The Ryan get togethers were a brainchild of Ryan Rose, 26, a photographer in Brooklyn, who first started the Ryan Meetup, a monthly event, in February; but she wasn’t entirely satisfied with how it turned out. She was looking for something more personal and gratifying. She says, “They were fun, but I still wanted something more for myself. I never found my clique.”
Then one day over the winter, she created the Ryan party flier. “It just seemed like the next thing I could try,” she said. She distributed 20 of them throughout Bushwick, where she used to live, and posted her idea on Meetup.com.

Only two people — the bouncers — showed up for the inaugural get-together in February, but the three Ryans bonded immediately. “In a cosmic way, we were just connected,” Ms. Rose said. “We started texting every day.”
They decided to try another meetup in March. This time they distributed over 500 fliers in Brooklyn, Manhattan and beyond. “I put them up near the White House in D.C.,” Ms. Rose said. “I put them up at a Waffle House in Myrtle Beach. I even put some up at South by Southwest in Austin.”

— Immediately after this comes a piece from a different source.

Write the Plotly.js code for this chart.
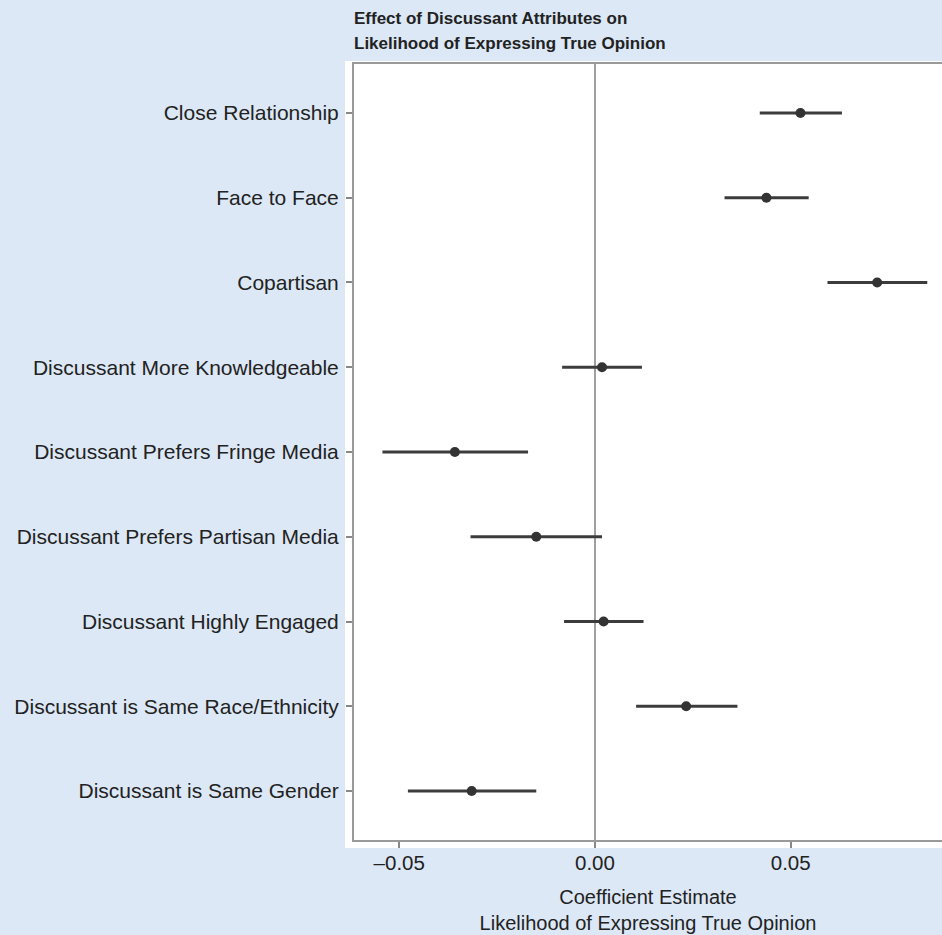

That invitation went viral.
The meetup came along at the perfect time for the Ryans of New York City and the greater East Coast. Many of them said they had been looking for a sense of community in the post-pandemic reboot and they wanted to socialize again.
“I generally tend not to be very social or outspoken, but it’s so easy to be here,” Mr. Solomon said. “There is this weird kinship.”
Ryan Minnifield, 38, an office manager for a construction company, took the train an hour and a half from Massapequa, on Long Island, specifically to find other female Ryans.
“I got made fun of growing up because people assumed I was a boy, but it hasn’t gotten easier as an adult,” Ms. Minnifield said. “Like even the Verizon person on the phone will make the weirdest comments and ask me stuff like if I was born a boy.”
She nodded to the other meetup attendees. “This is probably the most female Ryans I’ve ever met,” she said. “I love them all already. It’s like they have a vibe. They understand me.”
The flier for the meetup also promised to address “BIG and IMPORTANT Ryan Topics.” No idea what these might be.
Ryans looking to expand their networks were pleasantly surprised by the diversity of the crowd.
“So many different types of people are going to be here, because the only thing they have in common is their name,” said Ryan Fuchs, who lives in Stony Brook, N.Y., and works in ophthalmology.
“A gathering where we all just have our name in common — it’s the most random, obscure, silly thing,” he said. “I mean, we are all wearing the exact same name tag. What more can you ask for?”
Ryan Rose is now satisfied with her brainchild. But there is always more to achieve in the world of Ryans: “My ultimate dream is to have a giant Ryan convention…I just want all the Ryans to be together.”